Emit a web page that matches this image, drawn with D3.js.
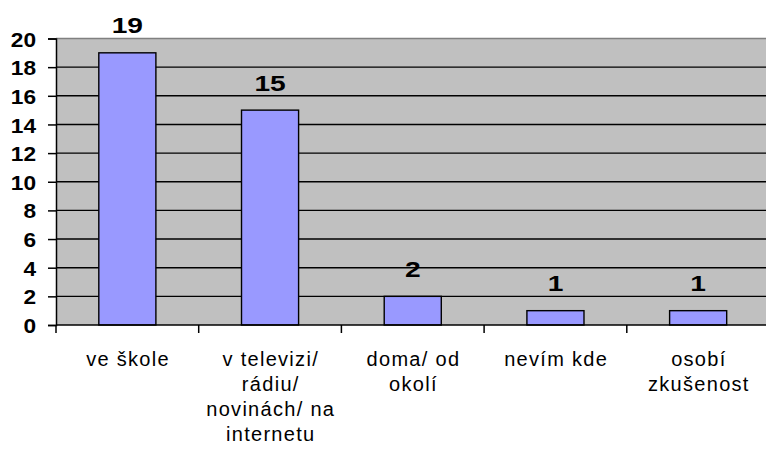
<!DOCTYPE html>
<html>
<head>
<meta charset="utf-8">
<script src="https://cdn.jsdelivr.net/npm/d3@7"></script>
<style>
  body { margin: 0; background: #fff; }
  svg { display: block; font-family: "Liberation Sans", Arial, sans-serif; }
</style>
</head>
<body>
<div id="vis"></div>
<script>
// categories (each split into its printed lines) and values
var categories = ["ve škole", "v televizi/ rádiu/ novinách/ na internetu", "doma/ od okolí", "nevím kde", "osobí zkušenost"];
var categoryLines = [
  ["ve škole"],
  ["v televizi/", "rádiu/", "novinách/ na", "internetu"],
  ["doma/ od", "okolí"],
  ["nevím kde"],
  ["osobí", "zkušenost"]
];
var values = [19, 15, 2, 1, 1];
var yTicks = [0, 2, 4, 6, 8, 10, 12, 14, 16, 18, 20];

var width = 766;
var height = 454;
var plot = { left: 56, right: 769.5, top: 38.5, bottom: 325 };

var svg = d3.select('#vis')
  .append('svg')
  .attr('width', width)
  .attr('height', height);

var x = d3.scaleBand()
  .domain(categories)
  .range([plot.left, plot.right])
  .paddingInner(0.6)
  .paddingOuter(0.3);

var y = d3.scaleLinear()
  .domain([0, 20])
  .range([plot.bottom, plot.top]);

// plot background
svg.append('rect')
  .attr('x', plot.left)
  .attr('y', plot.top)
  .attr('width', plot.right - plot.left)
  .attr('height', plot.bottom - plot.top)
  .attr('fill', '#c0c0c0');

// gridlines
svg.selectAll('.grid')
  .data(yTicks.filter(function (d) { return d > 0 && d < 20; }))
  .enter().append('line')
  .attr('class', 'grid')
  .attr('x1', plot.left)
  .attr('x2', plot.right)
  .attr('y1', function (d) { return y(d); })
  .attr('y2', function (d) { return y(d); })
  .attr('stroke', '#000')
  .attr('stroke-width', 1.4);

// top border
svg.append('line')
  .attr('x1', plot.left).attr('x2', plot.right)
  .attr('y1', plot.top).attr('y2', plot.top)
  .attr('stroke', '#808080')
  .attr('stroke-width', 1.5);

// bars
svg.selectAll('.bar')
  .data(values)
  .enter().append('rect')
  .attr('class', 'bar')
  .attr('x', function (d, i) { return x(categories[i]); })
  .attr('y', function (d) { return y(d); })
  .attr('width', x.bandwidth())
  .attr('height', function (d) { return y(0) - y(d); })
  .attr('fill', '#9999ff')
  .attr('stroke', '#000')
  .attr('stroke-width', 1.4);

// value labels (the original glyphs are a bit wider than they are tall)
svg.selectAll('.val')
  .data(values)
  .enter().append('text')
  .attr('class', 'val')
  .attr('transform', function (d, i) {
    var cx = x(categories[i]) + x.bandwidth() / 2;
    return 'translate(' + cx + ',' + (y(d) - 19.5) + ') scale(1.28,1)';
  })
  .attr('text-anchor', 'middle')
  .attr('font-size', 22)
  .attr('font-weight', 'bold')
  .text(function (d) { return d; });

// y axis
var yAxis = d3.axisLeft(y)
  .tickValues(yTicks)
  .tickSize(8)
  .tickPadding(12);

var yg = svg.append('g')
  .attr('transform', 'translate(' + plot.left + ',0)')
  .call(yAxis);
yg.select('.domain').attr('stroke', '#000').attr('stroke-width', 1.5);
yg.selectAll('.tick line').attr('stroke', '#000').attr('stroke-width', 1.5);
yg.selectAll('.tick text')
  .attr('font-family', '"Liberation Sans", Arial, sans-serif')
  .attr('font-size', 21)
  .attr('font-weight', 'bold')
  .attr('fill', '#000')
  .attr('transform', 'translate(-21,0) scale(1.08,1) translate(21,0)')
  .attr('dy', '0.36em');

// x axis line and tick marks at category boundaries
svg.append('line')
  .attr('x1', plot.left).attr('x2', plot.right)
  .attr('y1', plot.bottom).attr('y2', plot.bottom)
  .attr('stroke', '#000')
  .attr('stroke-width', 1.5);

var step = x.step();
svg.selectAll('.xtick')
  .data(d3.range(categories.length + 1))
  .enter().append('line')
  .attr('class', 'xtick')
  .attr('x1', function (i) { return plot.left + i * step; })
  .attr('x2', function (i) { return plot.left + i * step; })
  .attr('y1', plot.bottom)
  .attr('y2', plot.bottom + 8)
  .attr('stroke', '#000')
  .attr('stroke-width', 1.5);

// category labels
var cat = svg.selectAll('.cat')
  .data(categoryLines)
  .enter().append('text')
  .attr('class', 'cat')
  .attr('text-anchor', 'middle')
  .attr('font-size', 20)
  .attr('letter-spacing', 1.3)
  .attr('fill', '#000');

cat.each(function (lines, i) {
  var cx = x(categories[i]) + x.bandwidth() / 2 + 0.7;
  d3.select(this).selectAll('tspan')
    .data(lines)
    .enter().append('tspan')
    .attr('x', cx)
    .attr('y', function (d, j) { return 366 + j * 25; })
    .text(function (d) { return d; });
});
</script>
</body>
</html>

-.-.-

Pull every line containing "this" from the material above.

> _WORKED ANSWER_
Emit a web page that matches this image, drawn with D3.js.
  d3.select(this).selectAll('tspan')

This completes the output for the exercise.